Mazen Labban, Department of Geography, Rutgers University, USA
Mazen’s research interests are in critical social theory, philosophies of space/nature, political economy of natural resources and extractive industry, development, geopolitics, and finance. He is currently conducting work on labour and financialisation of the oil industry; international law and the development of the doctrine of sovereignty over natural resources; and the employment of micro-organisms in metal extraction.
Marcelo Lopes de Souza, Departamento de Geografia, Universidade Federal do Rio de Janeiro, Brasil
Marcelo is interested in spatial theory, social movements theory (focusing especially the spatial dimension of urban social movements dynamic), urban ‘utopias’/alternative visions, urban problems, and the ‘spatiality of libertarian thought’ (classical anarchism, neo-anarchism, autonomism). His research projects cover themes such as urban violence and the ‘militarisation of the urban question’ in different countries, potentialities and limits of ‘participative urban planning’, and the spatial practices of urban social movements in Brazil, Argentina and South Africa.
Peter North, Department of Geography, University of Liverpool, UK
Pete has a long standing interest in social movements, utopias and alternative economic experiments. He is the author of two books on alternative currency movements, focussing on radical financial experiments in the UK, New Zealand, Hungary and Argentina. His current research focuses on radical local economic development strategies as a response to climate change and peak oil, and on local climate change activism.
Mario Novelli, Department of Education, University of Sussex, UK
Mario is interested in critical political economy approaches that explore the intersection between processes of globalisation and international development. He’s currently working on two areas. The first explores the new geopolitics of international development assistance and particularly the merging of security and development in the education sector and its implications. The second explores globalisation and labour movement strategies in the South, with a particular focus on how trade unions are learning to operate on a range of scales from the local to the global.
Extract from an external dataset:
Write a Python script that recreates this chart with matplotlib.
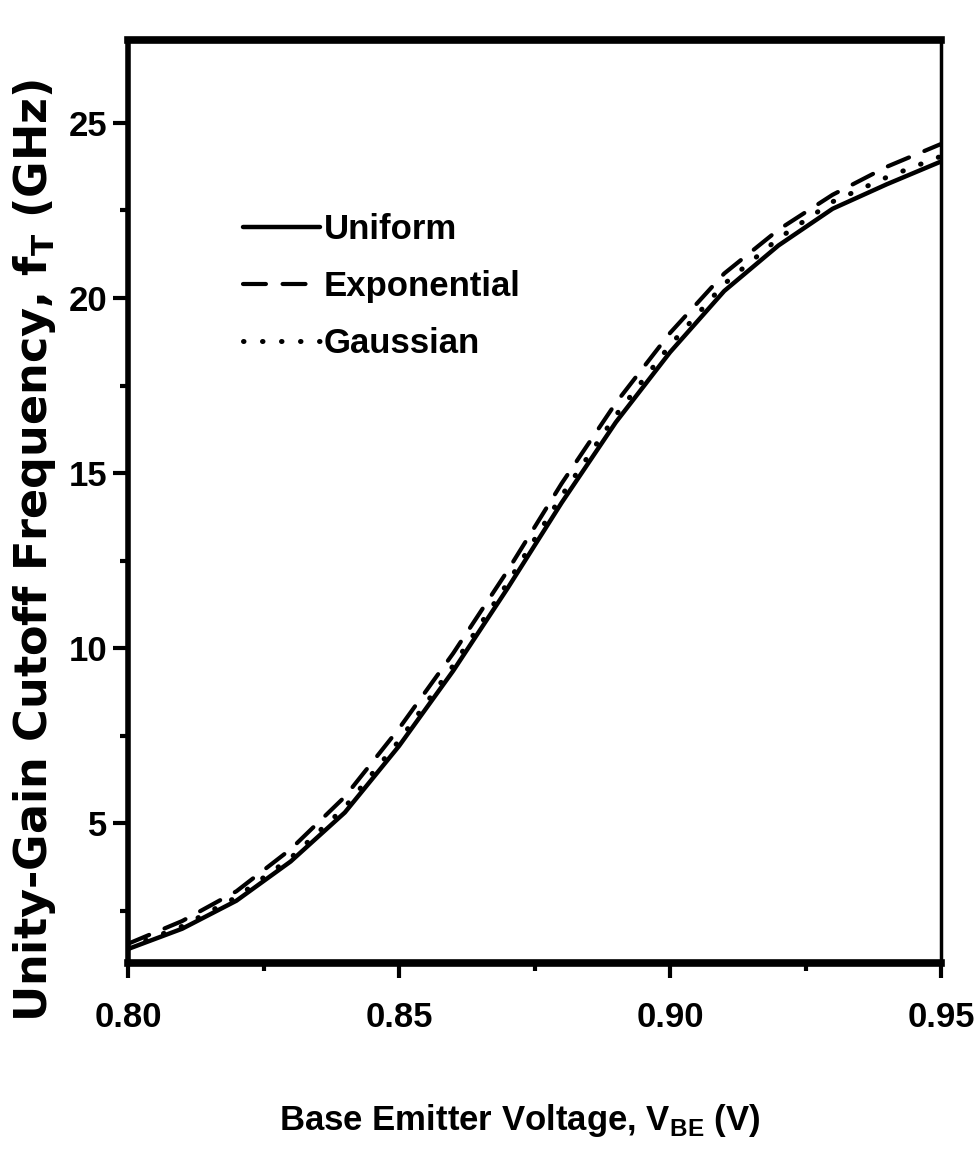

He also has a strong interest in ethnographic research methods, Michael Burawoy’s extended case method and different forms of politically engaged research.
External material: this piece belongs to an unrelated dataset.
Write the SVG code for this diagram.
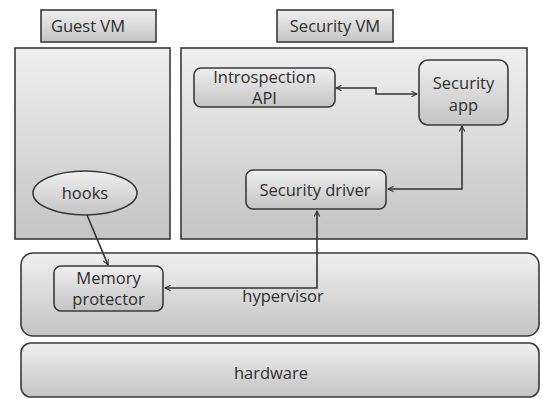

David Naguib Pellow, Department of Sociology, University of Minnesota, USA
David has three substantive research interests: environmental justice studies; race and ethnic studies; and social movement theory. Most of his research focuses on the intersections of social inequalities and environmental politics in communities of color and among aggrieved and/or despised social groups.
Jenny Pickerill, Department of Geography, University of Leicester, UK
Jenny is interested in how collective action, participation, spaces for dialogue, autonomy and anarchism can create pathways towards environmental and social justice. In particular she has written about the use of internet technologies for (environmental and anti-war) campaigning, Indigenous politics in Australia, and autonomous geographies through the case example of eco-building projects across Britain.
Mary Roche, Department of Geography, University College Cork, Ireland
Omar Jabary Salamanca, Middle East and North Africa Research Group, Ghent University, Belgium
Omar’s work lies at the interface of human and political geography. His current research deals with spatial modalities of settler colonialism and uneven development in Palestine. In particular he looks at the ways in which the materialities of infrastructure networks are co-produced and how they advance and sustain political and socio-economic segregation in practice. He is also interested in aid and development intervention, geographies of resistance and solidarity, and the Middle East.
Nathan Sayre, Department of Geography, University of California-Berkeley, USA
Nathan works at the interface of political economy, ecology and history, exploring the relations between capital, the state, and biophysical environments from the industrial revolution to the present. He focuses on arid and semiarid rangelands, especially in the southwestern USA, combining ethnographic, historical, and ecological methods. Additional research interests include urbanization, climate change, and scale. Nathan was trained as a social anthropologist at the University of Chicago, did postdoctoral research with the US Department of Agriculture-Agricultural Research Service, and is presently an affiliated researcher with the Jornada Experimental Range Long-Term Ecological Research site in Las Cruces, New Mexico.
Tatiana Schor, Geography Department, Federal University of Amazonas-Manaus, Brazil
In recent years I have been curious about urbanization in the Brazilian Amazon, so I have focused my empirical and theoretical work trying to understand the urban dynamics in the western section of the Amazon basin, looking at the impacts of urbanization-modernization in small cities; questioning the impacts and consequences to local-urban populations of economic-development programs, of scientific research agendas on climate change and biodiversity conservation and consequent changes in alimentary habits. I have also focused much of my work in increasing critical capabilities undergraduate geography students in the region, introducing them into critical empirical and theoretical research.
Nik Theodore, Center for Urban Economic Development and Department of Urban Planning and Policy, University of Illinois at Chicago, USA
Nik’s research agenda is focused on problems of socioeconomic inequality arising from the restructuring of urban economies. Grounded in community development practice, his research seeks to combine primary data collection and analysis, policy assessment and evaluation, and theory-building to illuminate the complex (and often contradictory) processes that give rise to economic hardship in urban communities.
Kevin Ward, School of Environment and Development, University of Manchester, UK
Kevin has four substantive research interests: [i] policy transfer and the assembling of urban politics; [ii] state restructuring and urban and regional political economy; [iii] the changing nature and regulation of work and employment; and [iv] the urban and regional politics of economic development and social reproduction.
Wendy Wolford, Development Sociology, Cornell University, USA
Wendy’s interests include: the political economy of state power and development; agrarian studies; social movements; political ecology; land tenure; and social and economic geography.
Fulong Wu, Bartlett School of Planning, University College London, UK
Fulong has the following research interests: China’s marketization and ‘neoliberal’ urban transformation; urban poverty in China; housing and land development; and urban and regional governance with reference to ‘entrepreneurialism’ and critiques in China.
Oren Yiftachel, Geography Department, Ben Gurion University, Israel
Oren teaches political geography, urban planning and public policy at Ben-Gurion University. He has worked on critical theories of space and power; minorities and public policy; and ‘ethnocratic’ societies and land regimes. He is currently working on three main research projects: the spatial transformation of Israel/Palestine; the geography of ethnocratic power structures; and the various shades of the ‘grey city’ using a comparative international perspective.